Eliminate the Deliberately Deceptive Wrong Choices
With practice, you will begin to learn how to recognize answer choices that are deliberately deceptive - and wrong. There are a few common patterns here that will become apparent as you proceed with your test preparation.
One recognizable pattern is commonly found is an erroneous answer choice giving a value that would result from following a common computational error. You can avoid these deceptive choices by using scrap paper, checking your answers and using estimation to at least judge the general range of the correct choice.
Practice, Practice, Practice
As we stated at the top of this page, there are a number of tips and techniques to taking the GMAT that will significantly
raise your overall score. This is a test that you can prepare for, despite anything the test-makers state. We strongly encourage you to use actual questions from previous exams as you practice. We also strongly encourage you to practice taking the exam in its computer-adaptive format.
Finally, we encourage you to spend most of your preparation time studying and practicing questions in your weakest subject area. While we believe every test taker benefits by reviewing each GMAT exam section, focusing on your weakest areas will make the most efficient use of your test-prep time.

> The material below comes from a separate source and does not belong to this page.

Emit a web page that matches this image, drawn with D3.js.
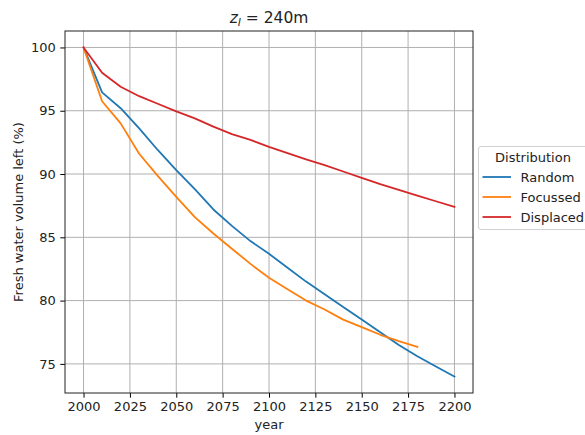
<!DOCTYPE html>
<html>
<head>
<meta charset="utf-8">
<script src="https://cdn.jsdelivr.net/npm/d3@7"></script>
<style>
  body { margin: 0; background: #fff; }
  svg { display: block; font-family: "DejaVu Sans", sans-serif; }
</style>
</head>
<body>
<svg id="chart" width="585" height="435"></svg>
<script>
const years = [2000, 2010, 2020, 2030, 2040, 2050, 2060, 2070, 2080, 2090, 2100,
               2110, 2120, 2130, 2140, 2150, 2160, 2170, 2180, 2190, 2200];
const randomVals = [100, 96.45, 95.2, 93.6, 91.9, 90.3, 88.8, 87.2, 85.9, 84.7, 83.7,
                    82.6, 81.5, 80.5, 79.5, 78.5, 77.5, 76.5, 75.6, 74.8, 74.0];
const focussedVals = [100, 95.75, 94.0, 91.6, 89.85, 88.2, 86.6, 85.3, 84.1, 82.9, 81.8,
                      80.9, 80.0, 79.3, 78.5, 77.9, 77.3, 76.8, 76.35];
const displacedVals = [100, 98.0, 96.9, 96.15, 95.55, 94.95, 94.4, 93.75, 93.15, 92.7, 92.15,
                       91.65, 91.15, 90.7, 90.2, 89.7, 89.2, 88.75, 88.3, 87.85, 87.4];
const seriesNames = ["Random", "Focussed", "Displaced"];
const seriesColors = ["#1f77b4", "#ff7f0e", "#d62728"];
const xTicks = [2000, 2025, 2050, 2075, 2100, 2125, 2150, 2175, 2200];
const yTicks = [75, 80, 85, 90, 95, 100];

const series = [randomVals, focussedVals, displacedVals].map((vals, i) => ({
  name: seriesNames[i], color: seriesColors[i],
  points: vals.map((v, j) => [years[j], v])
}));

const svg = d3.select("#chart");
const m = { left: 65, right: 473, top: 31, bottom: 393 };
const fs = "13px";

const x = d3.scaleLinear().domain([1990, 2210]).range([m.left, m.right]);
const y = d3.scaleLinear().domain([72.7, 101.3]).range([m.bottom, m.top]);

// grid
const grid = svg.append("g");
grid.selectAll(".gx").data(xTicks).enter().append("line")
  .attr("x1", d => x(d)).attr("x2", d => x(d))
  .attr("y1", m.top).attr("y2", m.bottom)
  .attr("stroke", "#b0b0b0").attr("stroke-width", 1);
grid.selectAll(".gy").data(yTicks).enter().append("line")
  .attr("x1", m.left).attr("x2", m.right)
  .attr("y1", d => y(d)).attr("y2", d => y(d))
  .attr("stroke", "#b0b0b0").attr("stroke-width", 1);

// lines
const line = d3.line().x(d => x(d[0])).y(d => y(d[1]));
svg.append("clipPath").attr("id", "clip").append("rect")
  .attr("x", m.left).attr("y", m.top).attr("width", m.right - m.left).attr("height", m.bottom - m.top);
svg.append("g").attr("clip-path", "url(#clip)")
  .selectAll("path").data(series).enter().append("path")
  .attr("d", d => line(d.points))
  .attr("fill", "none").attr("stroke", d => d.color)
  .attr("stroke-width", 1.8).attr("stroke-linejoin", "round").attr("stroke-linecap", "square");

// axes
const xAxis = d3.axisBottom(x).tickValues(xTicks).tickFormat(d3.format("d")).tickSizeOuter(0).tickSize(4.7).tickPadding(4.5);
const yAxis = d3.axisLeft(y).tickValues(yTicks).tickFormat(d3.format("d")).tickSizeOuter(0).tickSize(4.7).tickPadding(4.5);
const gx = svg.append("g").attr("transform", `translate(0,${m.bottom})`).call(xAxis);
const gy = svg.append("g").attr("transform", `translate(${m.left},0)`).call(yAxis);
[gx, gy].forEach(g => {
  g.select(".domain").remove();
  g.selectAll(".tick line").attr("stroke", "#000").attr("stroke-width", 1);
  g.selectAll(".tick text").attr("fill", "#222").style("font-size", fs).style("font-family", "DejaVu Sans");
});

// frame
svg.append("rect").attr("x", m.left).attr("y", m.top)
  .attr("width", m.right - m.left).attr("height", m.bottom - m.top)
  .attr("fill", "none").attr("stroke", "#222").attr("stroke-width", 1);

// title
const title = svg.append("text").attr("x", (m.left + m.right) / 2).attr("y", 23.3)
  .attr("text-anchor", "middle").style("font-size", "15.5px").attr("fill", "#222");
title.append("tspan").text("z").style("font-style", "italic");
title.append("tspan").text("l").style("font-style", "italic").style("font-size", "11px").attr("dy", 3);
title.append("tspan").text(" = 240m").attr("dy", -3);

// axis labels
svg.append("text").attr("x", (m.left + m.right) / 2).attr("y", 428.5)
  .attr("text-anchor", "middle").style("font-size", fs).attr("fill", "#222").text("year");
svg.append("text").attr("transform", `translate(23,${(m.top + m.bottom) / 2}) rotate(-90)`)
  .attr("text-anchor", "middle").style("font-size", fs).attr("fill", "#222")
  .text("Fresh water volume left (%)");

// legend
const lg = svg.append("g");
lg.append("rect").attr("x", 478.5).attr("y", 146.5).attr("width", 112).attr("height", 83)
  .attr("rx", 2.5).attr("fill", "#fff").attr("fill-opacity", 0.8).attr("stroke", "#d0d0d0").attr("stroke-width", 1);
lg.append("text").attr("x", 533).attr("y", 162).attr("text-anchor", "middle")
  .style("font-size", fs).attr("fill", "#222").text("Distribution");
series.forEach((s, i) => {
  const yy = 177 + i * 20;
  lg.append("line").attr("x1", 482.5).attr("x2", 511).attr("y1", yy).attr("y2", yy)
    .attr("stroke", s.color).attr("stroke-width", 1.8);
  lg.append("text").attr("x", 520.5).attr("y", yy + 4.7).style("font-size", fs)
    .attr("fill", "#222").text(s.name);
});
</script>
</body>
</html>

Don't Wait Too Long to Take the GMAT
Don't count on taking the GMAT at the last minute. Should you need to retake the exam, you will need time both to register for the test again and to have the new scores submitted to schools in time for the application deadlines. Scheduling the GMAT well into the admissions season is also bound to cause most test takers undue stress. With proper planning and insight, you can spare yourself these negative energies and instead focus on maximizing your GMAT score.